Ensure that your implementation handles various activation functions and is optimized for performance. Experiment with different network architectures and analyze their impact on classification accuracy.

Exercise 8.2: Developing and Testing Backpropagation with Gradient Descent in Rust

Task:

Implement backpropagation in Rust, integrating it with gradient descent to train a neural network on a regression problem. Experiment with different loss functions and learning rates to optimize model performance.

Challenges:

Optimize your implementation for speed and accuracy, particularly when dealing with large datasets. Compare the performance of different loss functions and learning rates and analyze their effects on model convergence.
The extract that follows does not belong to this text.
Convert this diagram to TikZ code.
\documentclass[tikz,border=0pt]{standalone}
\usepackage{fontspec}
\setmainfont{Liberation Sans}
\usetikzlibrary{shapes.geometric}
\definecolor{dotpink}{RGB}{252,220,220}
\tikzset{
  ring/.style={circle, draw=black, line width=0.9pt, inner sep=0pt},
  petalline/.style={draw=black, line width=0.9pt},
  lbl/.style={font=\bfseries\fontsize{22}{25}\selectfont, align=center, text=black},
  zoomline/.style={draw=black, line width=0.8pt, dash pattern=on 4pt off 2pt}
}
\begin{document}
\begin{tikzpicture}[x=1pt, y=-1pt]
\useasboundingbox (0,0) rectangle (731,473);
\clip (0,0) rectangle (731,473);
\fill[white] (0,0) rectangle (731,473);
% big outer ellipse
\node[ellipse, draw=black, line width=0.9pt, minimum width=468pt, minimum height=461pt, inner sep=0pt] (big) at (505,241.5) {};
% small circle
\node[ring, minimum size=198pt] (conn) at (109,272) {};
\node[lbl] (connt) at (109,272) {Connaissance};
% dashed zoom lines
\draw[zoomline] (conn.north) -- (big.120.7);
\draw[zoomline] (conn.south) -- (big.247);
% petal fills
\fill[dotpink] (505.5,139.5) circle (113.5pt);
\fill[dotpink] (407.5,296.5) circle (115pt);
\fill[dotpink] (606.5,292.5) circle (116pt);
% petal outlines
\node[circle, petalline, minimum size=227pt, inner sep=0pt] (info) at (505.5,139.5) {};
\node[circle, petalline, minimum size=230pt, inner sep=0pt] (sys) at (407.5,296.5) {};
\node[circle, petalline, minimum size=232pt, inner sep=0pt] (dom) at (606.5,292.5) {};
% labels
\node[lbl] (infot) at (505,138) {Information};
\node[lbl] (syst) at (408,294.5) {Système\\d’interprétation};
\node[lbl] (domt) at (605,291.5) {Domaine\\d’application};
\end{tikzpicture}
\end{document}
Exercise 8.3: Implementing Regularization and Normalization Techniques in Rust

Task:

Implement L2 regularization, dropout, and batch normalization in Rust, and apply them to a neural network model. Test these techniques on a dataset prone to overfitting, such as a small, noisy dataset, and evaluate their effectiveness.

Challenges:

Ensure that your implementation efficiently handles regularization and normalization while maintaining model performance. Experiment with different levels of regularization and dropout rates and analyze their impact on overfitting.

Exercise 8.4: Building and Training a Convolutional Neural Network (CNN) in Rust

Task:

Implement a CNN in Rust, focusing on the architecture of convolutional layers, pooling layers, and fully connected layers. Apply your CNN to an image classification task, such as the MNIST dataset, and evaluate its performance.

Challenges:

Optimize your CNN for performance, particularly when dealing with large images and deep architectures. Experiment with different convolutional architectures and pooling strategies and analyze their impact on classification accuracy.

Exercise 8.5: Implementing Hyperparameter Tuning for Neural Networks in Rust

Task:

Implement a hyperparameter tuning pipeline in Rust, focusing on optimizing parameters like learning rate, batch size, and number of layers. Use techniques such as grid search or random search to find the best hyperparameters for a neural network model on a complex dataset.

Challenges:

Optimize your pipeline for computational efficiency, particularly when tuning multiple hyperparameters simultaneously. Analyze the impact of different hyperparameter settings on model accuracy and visualize the results to gain insights into the tuning process.

Embrace the difficulty of these exercises as an opportunity to refine your skills and prepare yourself for tackling real-world challenges in machine learning via Rust.